田舎のパン屋が見つけた「腐る経済」/渡辺格

著者の渡辺さんはいわゆる田舎で天然酵母のパンを作っている。渡辺さんがパン作りを始めてから、なぜ「田舎で」「天然酵母の」パンを作るに至ったのかを、マルクス資本論に絡めながら説明したのが本書。

パンは好きだけど天然酵母イーストはどう違うのか知らなかったし、ついでに資本論にも興味があったので、面白かった。

 

パンを作る時によく使われるイーストとは、自然界のあらゆるところに生息している酵母の中から、パンを作るのに向いている酵母だけを抽出して人工的に増やしたものらしい。
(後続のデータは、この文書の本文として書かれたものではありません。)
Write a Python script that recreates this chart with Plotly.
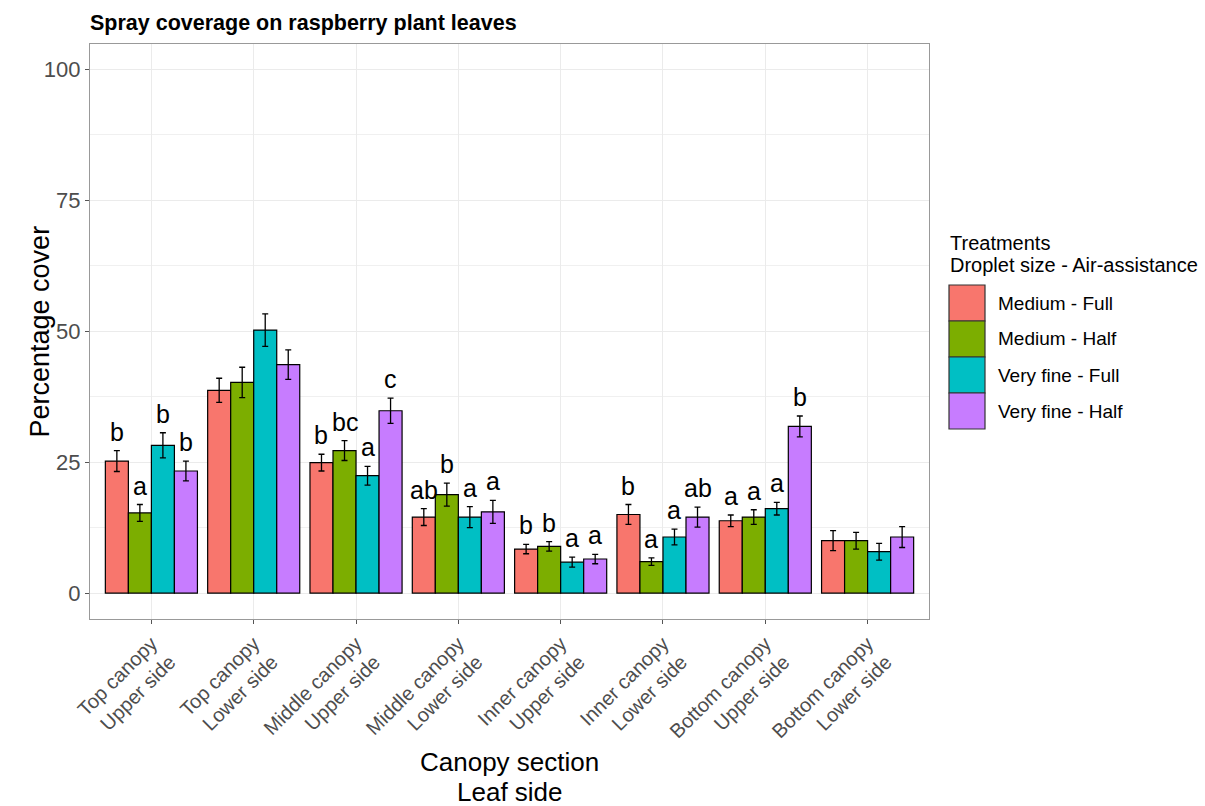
import plotly.graph_objects as go

# Canopy sections (x categories), two-line labels
categories = [
    "Top canopy<br>Upper side",
    "Top canopy<br>Lower side",
    "Middle canopy<br>Upper side",
    "Middle canopy<br>Lower side",
    "Inner canopy<br>Upper side",
    "Inner canopy<br>Lower side",
    "Bottom canopy<br>Upper side",
    "Bottom canopy<br>Lower side",
]

treatments = ["Medium - Full", "Medium - Half", "Very fine - Full", "Very fine - Half"]
colors = ["#F8766D", "#7CAE00", "#00BFC4", "#C77CFF"]

# Mean percentage cover per treatment
medium_full = [25.2, 38.7, 24.9, 14.5, 8.4, 15.0, 13.8, 10.0]
medium_half = [15.3, 40.2, 27.2, 18.8, 8.9, 6.0, 14.5, 10.0]
veryfine_full = [28.2, 50.2, 22.4, 14.5, 5.9, 10.7, 16.1, 7.9]
veryfine_half = [23.3, 43.6, 34.8, 15.5, 6.5, 14.5, 31.8, 10.7]

# Standard errors
medium_full_se = [2.0, 2.3, 1.6, 1.6, 0.9, 1.9, 1.1, 1.9]
medium_half_se = [1.6, 2.9, 1.9, 2.2, 0.9, 0.7, 1.4, 1.6]
veryfine_full_se = [2.4, 3.1, 1.8, 2.0, 0.95, 1.5, 1.2, 1.6]
veryfine_half_se = [1.9, 2.8, 2.4, 2.2, 0.9, 1.9, 2.0, 2.0]

# Significance letters (blank where no test is shown)
medium_full_letters = ["b", "", "b", "ab", "b", "b", "a", ""]
medium_half_letters = ["a", "", "bc", "b", "b", "a", "a", ""]
veryfine_full_letters = ["b", "", "a", "a", "a", "a", "a", ""]
veryfine_half_letters = ["b", "", "c", "a", "a", "ab", "b", ""]

means = [medium_full, medium_half, veryfine_full, veryfine_half]
ses = [medium_full_se, medium_half_se, veryfine_full_se, veryfine_half_se]
letters = [medium_full_letters, medium_half_letters, veryfine_full_letters, veryfine_half_letters]

FONT = "Liberation Sans, Arial, sans-serif"
W, H = 1205, 806
L, R, T, B = 90, 276, 44, 187          # panel margins in px
PW, PH = W - L - R, H - T - B

def px_x(x):
    return (x - L) / PW

def px_y(y):
    return (H - B - y) / PH

xpos = list(range(len(categories)))
bargap = 0.1
bar_w = (1 - bargap) / len(treatments)

fig = go.Figure()
for j, name in enumerate(treatments):
    fig.add_trace(go.Bar(
        x=xpos, y=means[j], name=name,
        marker=dict(color=colors[j], line=dict(color="black", width=1.2)),
        error_y=dict(type="data", array=ses[j], visible=True,
                     color="black", thickness=1.3, width=3),
        showlegend=False,
    ))

annotations = []
# letters above error bars
for j in range(len(treatments)):
    off = (j - (len(treatments) - 1) / 2) * bar_w
    for i, lab in enumerate(letters[j]):
        if not lab:
            continue
        annotations.append(dict(
            x=xpos[i] + off, y=means[j][i] + ses[j][i], xref="x", yref="y",
            text=lab, showarrow=False, yanchor="bottom", xanchor="center",
            yshift=3, font=dict(family=FONT, size=25, color="black"),
        ))

# axis titles
annotations.append(dict(x=px_x(22), y=0.5, xref="paper", yref="paper",
                        text="Percentage cover", textangle=-90, showarrow=False,
                        font=dict(family=FONT, size=27, color="black")))
annotations.append(dict(x=0.5, y=px_y(762), xref="paper", yref="paper",
                        text="Canopy section", showarrow=False, yanchor="middle",
                        font=dict(family=FONT, size=26, color="black")))
annotations.append(dict(x=0.5, y=px_y(792), xref="paper", yref="paper",
                        text="Leaf side", showarrow=False, yanchor="middle",
                        font=dict(family=FONT, size=26, color="black")))

# legend drawn by hand
shapes = []
annotations.append(dict(x=px_x(948), y=px_y(243), xref="paper", yref="paper",
                        text="Treatments", showarrow=False, xanchor="left",
                        yanchor="middle", font=dict(family=FONT, size=20, color="black")))
annotations.append(dict(x=px_x(948), y=px_y(265), xref="paper", yref="paper",
                        text="Droplet size - Air-assistance", showarrow=False,
                        xanchor="left", yanchor="middle",
                        font=dict(family=FONT, size=20, color="black")))
for j, name in enumerate(treatments):
    top = 285 + 36 * j
    shapes.append(dict(type="rect", xref="paper", yref="paper",
                       x0=px_x(949), x1=px_x(985), y0=px_y(top + 36), y1=px_y(top),
                       fillcolor=colors[j], line=dict(color="#333333", width=1.2)))
    annotations.append(dict(x=px_x(996), y=px_y(top + 18), xref="paper", yref="paper",
                            text=name, showarrow=False, xanchor="left", yanchor="middle",
                            font=dict(family=FONT, size=19, color="black")))

fig.update_layout(
    width=W, height=H,
    margin=dict(l=L, r=R, t=T, b=B, autoexpand=False),
    paper_bgcolor="white", plot_bgcolor="white",
    barmode="group", bargap=bargap, bargroupgap=0,
    title=dict(text="<b>Spray coverage on raspberry plant leaves</b>",
               x=0, xref="paper", xanchor="left",
               y=1 - 22 / H, yref="container", yanchor="middle",
               font=dict(family=FONT, size=21.5, color="black")),
    annotations=annotations, shapes=shapes,
    showlegend=False,
)

fig.update_xaxes(
    range=[-0.6, len(categories) - 0.4],
    tickmode="array", tickvals=xpos, ticktext=categories, tickangle=-45,
    tickfont=dict(family=FONT, size=20, color="#4D4D4D"),
    showgrid=True, gridcolor="#EBEBEB", gridwidth=1.2,
    ticks="outside", ticklen=4, tickcolor="#555555",
    showline=True, mirror=True, linecolor="#999999", linewidth=1.2,
    zeroline=False,
)
fig.update_yaxes(
    range=[-4.95, 104.8],
    tickmode="array", tickvals=[0, 25, 50, 75, 100],
    tickfont=dict(family=FONT, size=22, color="#4D4D4D"),
    showgrid=True, gridcolor="#EBEBEB", gridwidth=1.2,
    minor=dict(tickvals=[12.5, 37.5, 62.5, 87.5], showgrid=True,
               gridcolor="#F0F0F0", gridwidth=0.9, ticks=""),
    ticks="outside", ticklen=4, tickcolor="#555555",
    showline=True, mirror=True, linecolor="#999999", linewidth=1.2,
    zeroline=False,
)

fig.write_html("out.html")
一方天然酵母は色々な菌が混ざっているので、ちょっとした温度の変化などでパンが膨らまなくなってしまったりと、管理が難しい。世の中に出回っている多くのパンは、効率よくパンを作るためにイーストを使っている。天然酵母の良い所は、色々な菌が働くことで味わい深いパンができることなのだそうな。

 

渡辺さんがなぜ天然酵母でパンを作ろうと思ったのかというと、一つは、イーストの作り方について、安全に不安があったから。もう一つは、イーストを使えば誰でも簡単にパンを作ることができるけれど、誰でもできる仕事は替えがきくので、労働者は職を失わないために、労働環境が悪くても耐えるしかなくなる。そうではなくて、きちんとしたパンを作る技術を身に着け、労働力を買い叩かれることがない働き方を目指したから。
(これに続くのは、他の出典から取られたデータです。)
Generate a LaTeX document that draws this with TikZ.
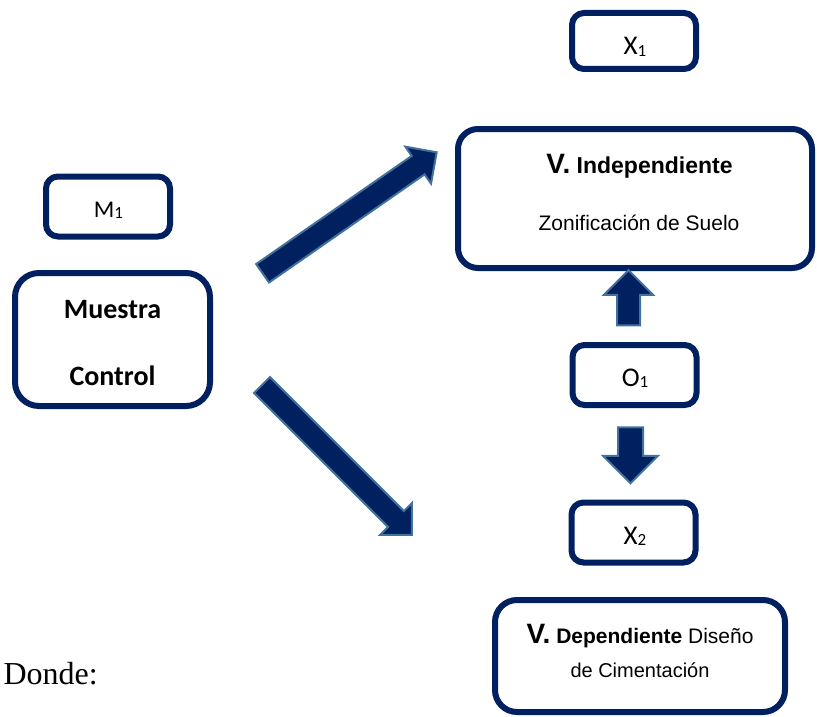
\documentclass[tikz,border=0pt]{standalone}
\usepackage{fontspec}
\newfontfamily\calibrifont{Carlito}
\newfontfamily\arialfont{Liberation Sans}
\newfontfamily\timesfont{Liberation Serif}
\usetikzlibrary{shapes.arrows}
\definecolor{navy}{HTML}{002060}
\definecolor{steel}{HTML}{41719C}
\newcommand{\subidx}[2]{#1\raisebox{-1.5pt}{\fontsize{17}{17}\selectfont #2}}

\begin{document}
\begin{tikzpicture}[x=1pt,y=-1pt,
box/.style={draw=navy,line width=6pt,rounded corners=#1},
small box/.style={box=12pt,minimum width=124pt,minimum height=60pt},
fat arrow/.style={single arrow,draw=steel,fill=navy,line width=2pt,inner xsep=0pt,
  single arrow head extend=#1},
sub label/.style={anchor=base,font=\calibrifont\fontsize{27}{27}\selectfont},
big label/.style={anchor=base,font=\calibrifont\bfseries\fontsize{28}{28}\selectfont},
var label/.style={anchor=base,font=\arialfont\fontsize{21}{21}\selectfont}]

\useasboundingbox (0,0) rectangle (817,717);

% boxes
\node[small box,minimum height=56pt] (x1) at (634,41) {};
\node[small box] (m1) at (108,206.5) {};
\node[box=24pt,minimum width=195pt,minimum height=133pt] (muestra) at (112.5,339.5) {};
\node[box=20pt,minimum width=354pt,minimum height=139pt] (indep) at (635,198.5) {};
\node[small box] (o1) at (634.5,375) {};
\node[small box] (x2) at (633.5,532.5) {};
\node[box=22pt,minimum width=290pt,minimum height=112pt] (dep) at (640,656) {};

% labels
\node[sub label] (x1 text) at (635,55) {\subidx{X}{1}};
\node[sub label,font=\calibrifont\fontsize{24}{24}\selectfont] (m1 text) at (108.5,217) {\subidx{M}{1}};
\node[sub label] (o1 text) at (635,386) {\subidx{O}{1}};
\node[sub label] (x2 text) at (635,544) {\subidx{X}{2}};
\node[big label] (muestra text) at (112.5,318) {Muestra};
\node[big label] (control text) at (112.5,385) {Control};
\node[var label] (indep title) at (639.5,173)
  {{\bfseries\fontsize{28}{28}\selectfont V.}\fontsize{23}{23}\selectfont\bfseries{} Independiente};
\node[var label] (indep text) at (639,230) {Zonificación de Suelo};
\node[var label] (dep title) at (640,643)
  {{\bfseries\fontsize{28}{28}\selectfont V.} \textbf{Dependiente} Diseño};
\node[var label,font=\arialfont\fontsize{20}{20}\selectfont] (dep text) at (640,677) {de Cimentación};
\node[anchor=base west,font=\timesfont\fontsize{32}{32}\selectfont] (donde) at (0,684) {Donde:};

% arrows
\node[fat arrow=11.25pt,inner ysep=10.25pt,minimum height=212pt,rotate=34.8] (to indep) at (345,216) {};
\node[fat arrow=11.25pt,inner ysep=10.25pt,minimum height=212pt,rotate=-45] (to dep) at (333,456) {};
\node[fat arrow=13pt,inner ysep=10.5pt,minimum height=55pt,rotate=90] (o1 up) at (628.5,303.5) {};
\node[fat arrow=15pt,inner ysep=11.5pt,minimum height=56pt,rotate=-90] (o1 down) at (630.5,449) {};
\end{tikzpicture}
\end{document}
私も一応手に職がある系の仕事をしているけど労働者側だし、周りで切り捨てられる人を沢山見ている。選ばれる人でなくなったら困るし、できればある程度仕事を選べる立場でいたいと思う。

 

渡辺さんは資本主義のシステムから抜け出したくて、会社を辞めパン屋を始めた。私も、この世の中のシステムからちょっと外れて生きられたらいいなあとは思っているけれど、そう簡単にはいかないだろうなあ。

利潤を出そうとするから搾取が生まれる。利潤を出さなくても、生きていくのに必要なリターンだけ得てうまく日々を回していければいいのだけど。ということをひとまず頭の片隅に置いておこう。